Radio announcers use it to make their voice sound bigger and more impactful. The so-called proximity effect leads to a bass-boost in directional microphones. But why does it occur? We have asked our acoustic engineers.
The proximity effect occurs when the microphone is too close to the sound source. Imagine you are speaking into a microphone. The bass becomes stronger the closer you hold the microphone to your mouth.
The proximity effect is a double-edged sword. It can help to make your voice sound bigger (and "better"). But be aware, too much bass can make your recording sound muddy.
The proximity effect occurs in various degrees of intensity with different types of microphones (e.g., pressure gradient microphones) and polar patterns. Someimes they are also called pickup patterns.
It does not occur at all with the omnidirectional pattern, and it is most pronounced with the figure-8 pattern.
The most commonly used pattern is the cardioid polar pattern, and it has a fairly strong proximity effect.
Ok, let's get technical.
Directional microphones respond to differences between the pressure at the front and back of their diaphragms.
We generally refer to these as pressure gradient microphones.
When directional microphones are placed in close proximity to a sound source, the output signal is generally exaggerated at low frequencies.
We refer to this as the ‘proximity effect’, or ‘bass tip-up’ and it is the reason that radio broadcasters often have such ‘deep’ sounding voices or why kick drums sound so ‘boomy’ when recorded at close distances with directional microphones.
The extent to which this effect occurs is dependent upon the type of directional microphone used and its operating principle.
When the sound source is far away, the sound arrives in waves which are generally regular and flat in shape. We refer to these as ‘plane-waves’.
Under these conditions, the resulting ‘pressure gradient’ across the microphone diaphragm is smaller at low frequencies, since the wavelength is large compared to the microphone dimensions.
When the microphone is close to the sound source, i.e. the distance is comparable to the wavelength, the sound arriving looks more like a ‘spherical wave’. Under these conditions, the difference in pressure between the front and back of the microphone diaphragm becomes greater towards low frequencies.
For this reason, we experience an exaggeration of low frequencies when placing directional microphones close to sound sources.
Most omnidirectional microphones respond to changes in pressure on only one side of the microphone diaphragm.
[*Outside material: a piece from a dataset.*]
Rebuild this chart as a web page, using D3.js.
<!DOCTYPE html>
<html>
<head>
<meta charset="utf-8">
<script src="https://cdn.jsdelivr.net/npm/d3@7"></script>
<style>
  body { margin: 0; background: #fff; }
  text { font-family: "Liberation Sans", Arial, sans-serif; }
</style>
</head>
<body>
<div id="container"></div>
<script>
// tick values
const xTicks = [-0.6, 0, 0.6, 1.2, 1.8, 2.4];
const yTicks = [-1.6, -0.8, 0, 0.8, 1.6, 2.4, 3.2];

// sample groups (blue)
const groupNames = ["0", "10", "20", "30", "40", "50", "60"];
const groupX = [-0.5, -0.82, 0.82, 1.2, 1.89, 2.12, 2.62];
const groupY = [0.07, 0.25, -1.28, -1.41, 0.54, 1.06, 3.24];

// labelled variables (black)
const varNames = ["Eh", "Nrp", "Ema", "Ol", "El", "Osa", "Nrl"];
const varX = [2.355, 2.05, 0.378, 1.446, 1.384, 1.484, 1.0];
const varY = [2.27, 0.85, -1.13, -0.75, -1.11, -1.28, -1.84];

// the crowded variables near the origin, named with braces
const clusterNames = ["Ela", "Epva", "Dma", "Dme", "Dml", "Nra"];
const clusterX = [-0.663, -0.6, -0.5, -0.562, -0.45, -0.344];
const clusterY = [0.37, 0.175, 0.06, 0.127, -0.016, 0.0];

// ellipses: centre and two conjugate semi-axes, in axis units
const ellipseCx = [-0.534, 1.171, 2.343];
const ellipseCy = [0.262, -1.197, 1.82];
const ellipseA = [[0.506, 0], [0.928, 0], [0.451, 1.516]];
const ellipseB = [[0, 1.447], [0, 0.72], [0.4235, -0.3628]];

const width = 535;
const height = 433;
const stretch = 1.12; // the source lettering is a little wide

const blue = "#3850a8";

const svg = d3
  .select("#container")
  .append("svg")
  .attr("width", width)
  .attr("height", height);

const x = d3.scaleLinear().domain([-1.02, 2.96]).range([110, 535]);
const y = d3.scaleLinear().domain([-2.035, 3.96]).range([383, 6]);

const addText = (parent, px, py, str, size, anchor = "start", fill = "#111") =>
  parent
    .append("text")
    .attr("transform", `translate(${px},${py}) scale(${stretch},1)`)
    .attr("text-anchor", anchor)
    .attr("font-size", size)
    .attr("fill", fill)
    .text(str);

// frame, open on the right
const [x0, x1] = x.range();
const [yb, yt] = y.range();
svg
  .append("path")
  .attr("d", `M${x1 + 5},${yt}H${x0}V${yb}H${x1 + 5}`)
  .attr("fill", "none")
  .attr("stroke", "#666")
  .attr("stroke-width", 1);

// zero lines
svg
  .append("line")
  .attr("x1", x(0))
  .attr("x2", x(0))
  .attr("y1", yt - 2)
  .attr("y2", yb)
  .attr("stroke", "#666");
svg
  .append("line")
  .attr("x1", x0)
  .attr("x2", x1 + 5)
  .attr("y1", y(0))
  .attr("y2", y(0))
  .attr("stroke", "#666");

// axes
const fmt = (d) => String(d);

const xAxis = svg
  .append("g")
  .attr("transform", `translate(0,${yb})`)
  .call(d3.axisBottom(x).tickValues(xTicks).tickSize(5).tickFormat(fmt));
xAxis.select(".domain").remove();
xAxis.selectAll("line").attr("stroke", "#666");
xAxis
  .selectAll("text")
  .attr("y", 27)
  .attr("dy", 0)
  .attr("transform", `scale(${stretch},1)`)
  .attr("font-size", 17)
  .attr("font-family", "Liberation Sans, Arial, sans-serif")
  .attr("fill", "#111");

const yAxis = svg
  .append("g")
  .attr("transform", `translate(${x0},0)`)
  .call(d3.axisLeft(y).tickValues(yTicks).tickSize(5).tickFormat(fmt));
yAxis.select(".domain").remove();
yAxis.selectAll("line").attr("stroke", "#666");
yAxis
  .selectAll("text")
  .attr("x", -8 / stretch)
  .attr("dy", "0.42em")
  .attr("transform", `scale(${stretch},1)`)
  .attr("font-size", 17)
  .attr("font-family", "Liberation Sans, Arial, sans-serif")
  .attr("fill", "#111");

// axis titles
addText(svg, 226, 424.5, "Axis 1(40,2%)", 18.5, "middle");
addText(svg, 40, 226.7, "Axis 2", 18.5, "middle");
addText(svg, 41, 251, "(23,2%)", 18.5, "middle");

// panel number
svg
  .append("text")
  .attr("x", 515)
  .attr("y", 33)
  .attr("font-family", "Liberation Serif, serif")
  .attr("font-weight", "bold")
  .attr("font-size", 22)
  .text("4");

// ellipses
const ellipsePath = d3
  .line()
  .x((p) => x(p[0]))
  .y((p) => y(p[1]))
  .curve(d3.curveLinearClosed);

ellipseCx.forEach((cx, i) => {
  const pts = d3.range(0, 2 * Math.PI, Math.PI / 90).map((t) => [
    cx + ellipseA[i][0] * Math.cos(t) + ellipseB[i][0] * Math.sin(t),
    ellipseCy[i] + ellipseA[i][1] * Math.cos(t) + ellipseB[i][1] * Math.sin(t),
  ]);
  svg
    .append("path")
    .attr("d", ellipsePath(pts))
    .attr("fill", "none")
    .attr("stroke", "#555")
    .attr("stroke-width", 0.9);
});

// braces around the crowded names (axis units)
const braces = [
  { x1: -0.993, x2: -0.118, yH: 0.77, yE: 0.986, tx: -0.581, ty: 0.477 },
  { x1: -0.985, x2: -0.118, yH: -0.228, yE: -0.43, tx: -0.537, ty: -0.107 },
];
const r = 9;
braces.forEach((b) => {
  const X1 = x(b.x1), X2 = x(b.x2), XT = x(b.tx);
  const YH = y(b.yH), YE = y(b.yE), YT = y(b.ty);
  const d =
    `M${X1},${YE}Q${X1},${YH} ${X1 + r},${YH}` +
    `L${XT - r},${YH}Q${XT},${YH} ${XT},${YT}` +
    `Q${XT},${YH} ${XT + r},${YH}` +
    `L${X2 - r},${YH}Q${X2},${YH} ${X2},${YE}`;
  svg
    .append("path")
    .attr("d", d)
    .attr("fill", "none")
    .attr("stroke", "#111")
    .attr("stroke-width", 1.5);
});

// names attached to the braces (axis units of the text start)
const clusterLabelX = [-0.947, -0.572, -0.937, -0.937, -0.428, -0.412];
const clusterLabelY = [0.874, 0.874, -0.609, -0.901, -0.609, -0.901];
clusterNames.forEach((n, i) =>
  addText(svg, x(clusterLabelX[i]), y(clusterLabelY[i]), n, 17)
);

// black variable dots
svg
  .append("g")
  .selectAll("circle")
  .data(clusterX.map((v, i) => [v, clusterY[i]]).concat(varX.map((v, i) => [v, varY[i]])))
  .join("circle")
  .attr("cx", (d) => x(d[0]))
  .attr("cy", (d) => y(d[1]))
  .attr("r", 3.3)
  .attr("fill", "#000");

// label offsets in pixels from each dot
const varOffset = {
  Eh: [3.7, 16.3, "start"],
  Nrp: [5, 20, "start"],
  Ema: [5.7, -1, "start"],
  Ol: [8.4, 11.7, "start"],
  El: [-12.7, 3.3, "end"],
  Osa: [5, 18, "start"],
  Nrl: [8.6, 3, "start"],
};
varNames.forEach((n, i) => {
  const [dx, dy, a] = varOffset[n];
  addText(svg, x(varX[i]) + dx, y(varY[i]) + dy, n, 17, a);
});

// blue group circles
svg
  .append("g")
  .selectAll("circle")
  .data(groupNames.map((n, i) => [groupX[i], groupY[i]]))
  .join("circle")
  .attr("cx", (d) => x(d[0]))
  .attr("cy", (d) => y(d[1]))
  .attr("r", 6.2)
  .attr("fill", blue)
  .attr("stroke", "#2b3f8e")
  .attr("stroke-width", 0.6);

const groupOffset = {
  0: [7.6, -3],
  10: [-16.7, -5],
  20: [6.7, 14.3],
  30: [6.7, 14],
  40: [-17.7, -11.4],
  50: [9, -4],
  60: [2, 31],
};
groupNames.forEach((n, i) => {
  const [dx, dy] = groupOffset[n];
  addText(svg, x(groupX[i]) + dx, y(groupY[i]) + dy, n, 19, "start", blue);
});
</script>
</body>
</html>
We refer to these as pressure-operated microphones. These show no variation in low-frequency behavior when placed near a sound source.
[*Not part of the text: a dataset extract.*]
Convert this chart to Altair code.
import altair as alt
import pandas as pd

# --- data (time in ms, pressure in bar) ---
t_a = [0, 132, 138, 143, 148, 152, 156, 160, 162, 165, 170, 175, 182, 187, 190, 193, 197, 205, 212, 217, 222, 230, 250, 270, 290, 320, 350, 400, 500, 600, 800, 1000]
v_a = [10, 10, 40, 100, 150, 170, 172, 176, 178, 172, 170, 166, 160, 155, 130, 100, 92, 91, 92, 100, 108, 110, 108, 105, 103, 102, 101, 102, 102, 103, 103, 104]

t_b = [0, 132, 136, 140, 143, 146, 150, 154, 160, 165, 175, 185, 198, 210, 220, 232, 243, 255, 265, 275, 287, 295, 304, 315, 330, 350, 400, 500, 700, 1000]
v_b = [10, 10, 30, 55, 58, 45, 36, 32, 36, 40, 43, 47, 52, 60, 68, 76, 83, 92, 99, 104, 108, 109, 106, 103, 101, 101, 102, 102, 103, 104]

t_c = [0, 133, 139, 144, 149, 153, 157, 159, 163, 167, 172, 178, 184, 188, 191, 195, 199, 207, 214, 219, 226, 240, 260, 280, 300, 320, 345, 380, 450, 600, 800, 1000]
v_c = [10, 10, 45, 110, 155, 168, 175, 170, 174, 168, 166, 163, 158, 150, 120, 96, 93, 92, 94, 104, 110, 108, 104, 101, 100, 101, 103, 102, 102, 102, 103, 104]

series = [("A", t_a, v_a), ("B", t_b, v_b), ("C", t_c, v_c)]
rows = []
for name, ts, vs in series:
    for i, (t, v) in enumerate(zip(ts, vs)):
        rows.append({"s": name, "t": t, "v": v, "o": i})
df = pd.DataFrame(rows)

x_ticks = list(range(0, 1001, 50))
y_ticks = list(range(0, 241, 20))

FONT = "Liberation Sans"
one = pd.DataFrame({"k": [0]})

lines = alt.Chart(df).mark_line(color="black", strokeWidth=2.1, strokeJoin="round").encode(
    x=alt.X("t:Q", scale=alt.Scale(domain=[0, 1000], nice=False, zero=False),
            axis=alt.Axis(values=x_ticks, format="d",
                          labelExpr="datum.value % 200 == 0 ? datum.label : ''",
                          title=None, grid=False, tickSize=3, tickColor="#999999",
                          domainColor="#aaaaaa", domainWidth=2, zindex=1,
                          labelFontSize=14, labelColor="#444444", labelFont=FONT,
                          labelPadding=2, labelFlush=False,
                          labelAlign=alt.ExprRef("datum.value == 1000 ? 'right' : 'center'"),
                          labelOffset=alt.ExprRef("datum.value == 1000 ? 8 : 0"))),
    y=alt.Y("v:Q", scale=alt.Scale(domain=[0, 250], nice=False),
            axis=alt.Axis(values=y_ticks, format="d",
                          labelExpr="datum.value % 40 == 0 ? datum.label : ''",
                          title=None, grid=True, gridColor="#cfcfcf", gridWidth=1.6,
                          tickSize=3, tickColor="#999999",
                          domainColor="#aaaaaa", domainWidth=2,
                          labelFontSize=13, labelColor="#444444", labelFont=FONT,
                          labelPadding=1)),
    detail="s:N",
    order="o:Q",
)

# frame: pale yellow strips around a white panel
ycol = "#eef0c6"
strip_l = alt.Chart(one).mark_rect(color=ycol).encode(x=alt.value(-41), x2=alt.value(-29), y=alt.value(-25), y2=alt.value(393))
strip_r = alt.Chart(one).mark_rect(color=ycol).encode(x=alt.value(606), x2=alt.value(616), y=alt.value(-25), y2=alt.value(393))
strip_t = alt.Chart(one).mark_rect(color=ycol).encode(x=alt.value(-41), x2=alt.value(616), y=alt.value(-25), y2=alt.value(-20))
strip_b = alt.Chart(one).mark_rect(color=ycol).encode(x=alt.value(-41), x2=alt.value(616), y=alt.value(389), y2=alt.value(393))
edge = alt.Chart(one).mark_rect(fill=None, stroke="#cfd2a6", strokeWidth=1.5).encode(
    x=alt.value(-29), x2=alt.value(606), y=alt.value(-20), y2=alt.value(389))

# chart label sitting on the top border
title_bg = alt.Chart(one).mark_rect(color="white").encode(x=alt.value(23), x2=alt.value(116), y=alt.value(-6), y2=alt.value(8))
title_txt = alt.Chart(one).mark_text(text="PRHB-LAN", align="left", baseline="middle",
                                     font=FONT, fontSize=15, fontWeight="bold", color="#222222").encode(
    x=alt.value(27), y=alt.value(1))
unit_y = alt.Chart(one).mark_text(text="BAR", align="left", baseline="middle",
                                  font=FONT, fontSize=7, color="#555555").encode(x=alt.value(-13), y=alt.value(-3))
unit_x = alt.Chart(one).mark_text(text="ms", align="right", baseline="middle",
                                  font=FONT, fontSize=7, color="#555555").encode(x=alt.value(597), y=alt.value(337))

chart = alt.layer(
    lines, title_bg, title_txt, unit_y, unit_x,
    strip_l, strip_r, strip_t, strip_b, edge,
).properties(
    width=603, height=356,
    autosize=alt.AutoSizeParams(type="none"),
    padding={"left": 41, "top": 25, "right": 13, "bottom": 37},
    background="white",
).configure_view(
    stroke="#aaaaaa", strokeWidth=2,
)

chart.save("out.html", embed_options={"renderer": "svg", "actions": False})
Directional microphones generally respond to the pressure gradient of a sound source.
Figure-8 microphones rely purely on the pressure-gradient principle and are therefore the most influenced by the proximity effect.
Cardioid microphones rely on a combination of pressure gradient and pressure operated principles and are therefore somewhat less influenced by the proximity effect.
The pressure gradient principle also relates closely to the particle velocity of air, while the pressure operated principle relates to changes in sound pressure.
Wind and wind noise effects typically involve fluctuations of particle velocity and microphones that operate purely with a pressure gradient principle are more sensitive to this, while microphones which operate mostly with a pressure-operated principle are less affected.
One way to combat the effects of wind noise is to try to reduce the particle velocity of air near to the microphone - for this reason, placing windshields and pop-filters on microphones can reduce the effects of wind and vocal plosives. They are reducing the movement of air close to the microphone capsule, improving the quality of your recordings.